Die Antworten sind darum auch sehr verschieden ausgefallen. So hat man bis auf Karl Barth immer wieder gemeint, das Glaubensdenken sei darum entstanden, weil man zur Abwehr von Häresien und zum Schutz des Glaubens gegen Missdeutungen die Theologie brauche. Für diese These, dass sich die Notwendigkeit der Theologie primär aus dem Faktum der Häresie ergibt, spricht mancher kirchengeschichtliche Befund. „Oportet haereses esse“ (1 Kor 11.19): Es ist immer gerungen worden um den Sinn dieses Pauluswortes.

Wie immer genauer die Antwort lautet, es scheint, dass die These von der Geburt der Theologie aus dem Faktum der Häresie eine vielleicht „historisch“ durchaus richtige Teilwahrheit darstellt, dass sie aber die Frage „Wozu denkender Glaube und Theologie?“ nicht genügend beantwortet. Darum sei es erlaubt, die zweite These genauer zu entfalten: Der Glaube braucht das Denken, wenn er sich selbst treu bleiben will.

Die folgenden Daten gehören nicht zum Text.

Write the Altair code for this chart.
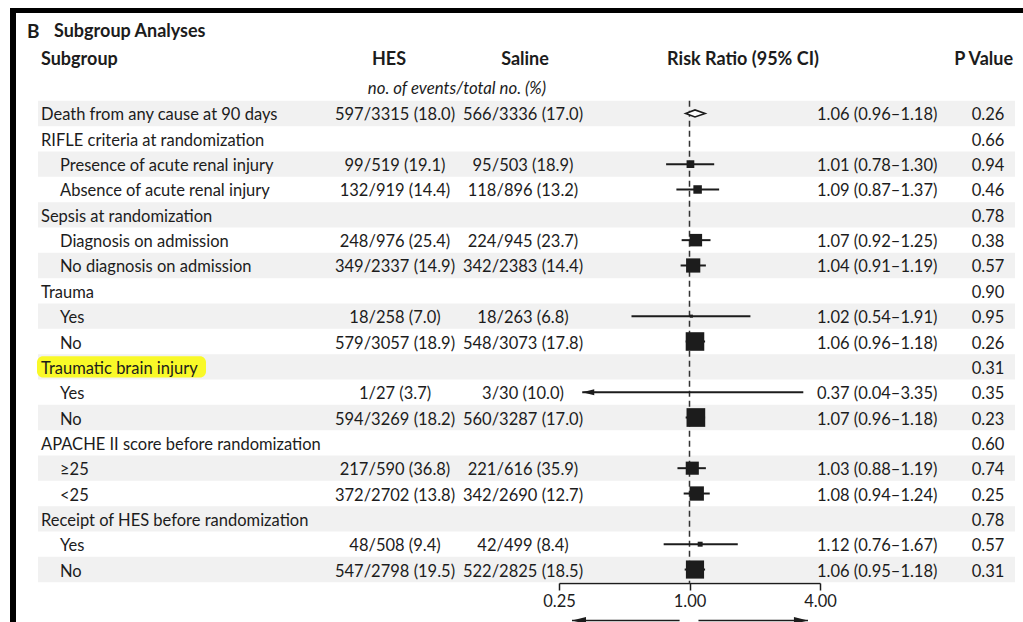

Wir erkennen heute viel deutlicher, dass „Gottes Wort“ nicht einfach vom Himmel gefallen ist, sondern bis hinein in seine Mitte der menschlichen Verantwortung aufgegeben ist. Darum möchte ich den Sinn dieser These zunächst am Beispiel und am Leitfaden des Offenbarungsverständnisses aufzeigen.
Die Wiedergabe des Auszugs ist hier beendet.